General information
- Type: Autogyro
- National origin: United States
- Manufacturer: Air Command International
- Status: Production completed
- Number built: one

= Air Command Commander 147A =

American homebuilt autogyro

The Air Command Commander 147A was an American autogyro that was designed and produced by Air Command International when it was located in Wylie, Texas. Now out of production, the aircraft was intended to be supplied as a kit for amateur construction.

The only example known to have been registered with the Federal Aviation Administration (FAA) was the factory prototype, which was destroyed in a fatal test flight crash in Caddo Mills, Texas in July 1998.

==Design and development==
The Commander 147A was designed to comply with the US homebuilt aircraft rules.

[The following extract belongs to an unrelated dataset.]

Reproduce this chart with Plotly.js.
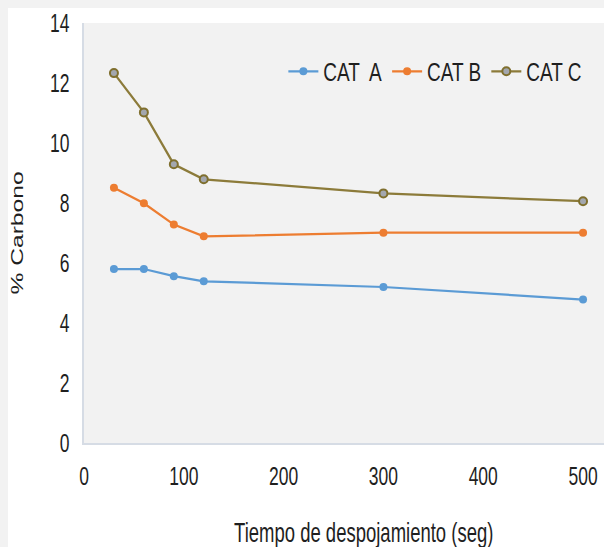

It featured a Skywheels single main rotor, a two-seats-in side-by-side configuration enclosed cockpit, tricycle landing gear with wheel pants, plus a small tail caster and a Mazda 13B Wankel engine 160 hp engine in pusher configuration.

The aircraft fuselage was made from bolted-together aluminum tubing with a fiberglass fairing. Its two-bladed rotor had a diameter of 31.00 ft. The aircraft had a standard empty weight of 700 lb and a gross weight of 1500 lb, giving a useful load of 800 lb.

Factory options included a long-range fuel tank, electric trim and a main rotor pre-rotator.

==Operational history==
The factory prototype, serial number 001, registration number N147GY, suffered a loss of rotor RPM while maneuvering over a runway at Caddo Mills Municipal Airport during a factory test flight on 15 July 1998. The rotor blades struck the tail boom, and the aircraft descended and impacted the ground in a nose-low attitude. A post-crash fire consumed the main wreckage, and the pilot, who was the sole occupant, was killed. The accident was attributed to "the pilot's failure to maintain rotor rpm while maneuvering, which resulted in the main rotor blades contacting the tail section of the gyroplane."

By May 2018, no examples were registered in the United States, with only N147GY listed as having been registered at one time; it is listed as "destroyed".